Tell us about your career before publishing

My PhD research with Janet Mann at Georgetown University in Washington DC focused on how aging affects the reproduction and behavioral ecology of mammals, and I performed boat-based fieldwork with bottlenose dolphins for several years in Shark Bay, Western Australia. While I have worked with a handful of other marine mammals like humpback whales and manatees, it had always been the evolutionary puzzles, like how menopause evolved in a few mammal species but not others, and the evolution of complex social and mating systems, that really motivated me.

What do you think your research experience brings to your publishing career?

I’ve found that many of the tools I used when critically examining literature as a scientist lend themselves to how I approach manuscripts as an editor: identifying the broad aims of a paper, assessing how the paper fits in with the existing literature, noting the paper’s key findings and evaluating whether they support its main conclusions, and determining the paper’s broader implications for the field. Keeping up with trends and challenges in the field has also been an important aspect of my research experience that has helped with my work as an editor.
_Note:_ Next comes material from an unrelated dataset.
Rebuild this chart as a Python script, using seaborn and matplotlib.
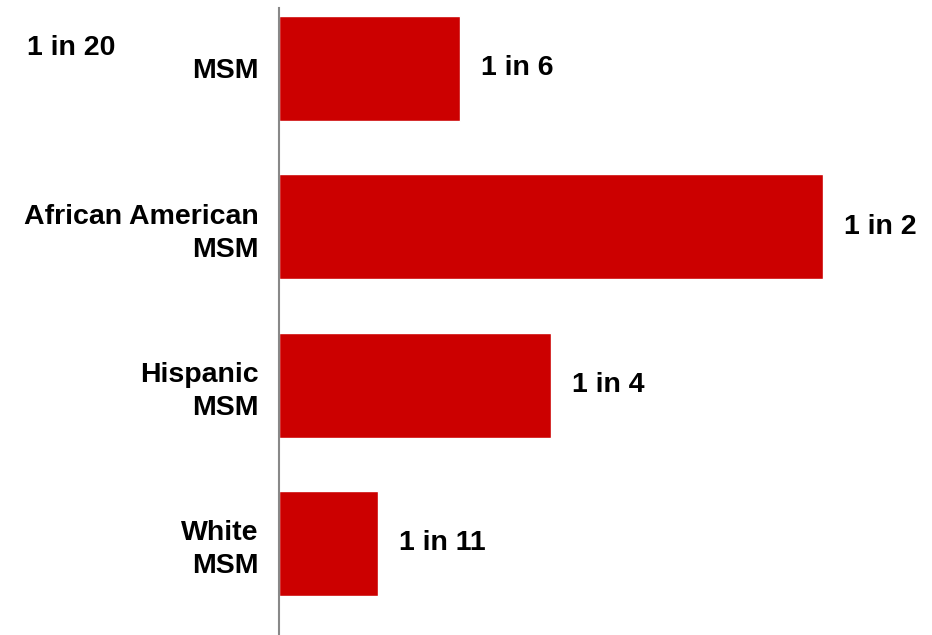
import matplotlib
matplotlib.use("Agg")
import matplotlib.pyplot as plt
import seaborn as sns
import pandas as pd

# Lifetime risk of HIV diagnosis, expressed as "1 in N"
groups = ["MSM", "African American\nMSM", "Hispanic\nMSM", "White\nMSM"]
denominators = [6, 2, 4, 11]
overall_label = "1 in 20"

values = [1 / d for d in denominators]
labels = [f"1 in {d}" for d in denominators]
df = pd.DataFrame({"group": groups, "risk": values})

sns.set_theme(style="white")
plt.rcParams["font.family"] = ["Liberation Sans", "DejaVu Sans"]

FS = 20.5

fig = plt.figure(figsize=(9.32, 6.35), dpi=100)
ax = fig.add_axes([279 / 932, 0.0, 1 - 279 / 932, 1 - 8 / 635])

sns.barplot(data=df, y="group", x="risk", orient="h", color="#CC0000",
            saturation=1, width=0.663, ax=ax)

for i, (v, lab) in enumerate(zip(values, labels)):
    ax.annotate(lab, xy=(v, i), xytext=(15, 0), textcoords="offset points",
                va="center", ha="left", fontsize=FS, fontweight="bold",
                color="black")

ax.set_xlim(0, 0.6)
ax.set_ylim(3.579, -0.382)
ax.set_xlabel("")
ax.set_ylabel("")
ax.set_xticks([])
ax.tick_params(axis="y", length=0, pad=14.5)
for t in ax.get_yticklabels():
    t.set_fontsize(FS)
    t.set_fontweight("bold")
    t.set_color("black")
    t.set_horizontalalignment("right")
    t.set_multialignment("right")
    t.set_linespacing(1.35)

for side in ["top", "right", "bottom"]:
    ax.spines[side].set_visible(False)
ax.spines["left"].set_color("#888888")
ax.spines["left"].set_linewidth(1.5)

fig.text(27 / 932, 1 - 48 / 635, overall_label, ha="left", va="center",
         fontsize=FS, fontweight="bold", color="black")

fig.savefig("out.png", dpi=100)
What’s your perception of academic research right now, in your capacity as an editor?

I’m really fascinated by interdisciplinary research and work that incorporates methods that are typically used across diverse fields in order to address a unifying question of biology. I hope that we’ll see continued, concrete efforts toward addressing racial, gender, and geographic disparities in authorship and reviewership, and that is certainly a top priority for us at Communications Biology.

What do you miss most about your academic research/pre-publishing career?

My fieldwork involved studying complex behaviors of a highly social and charismatic animal in one of the most isolated and beautiful parts of the world—so that experience is really hard to beat! But the scenery aside, being able to observe behaviors up-close and in real time that are indicative of the broader ecological and evolutionary strategies I study back in the lab was always one of the most rewarding aspects of fieldwork for me.

What advice would you give to someone starting out in their research career?

Strike the right balance of depth and breadth in your research field – I loved delving deeply into the specific research questions that captivated me, but broadening your work to include other systems expands not only your professional network and your skillset, but also the context and perspective from which you approach a particular research question.

Caitlin is an Associate Editor for Communications Biology based in New York.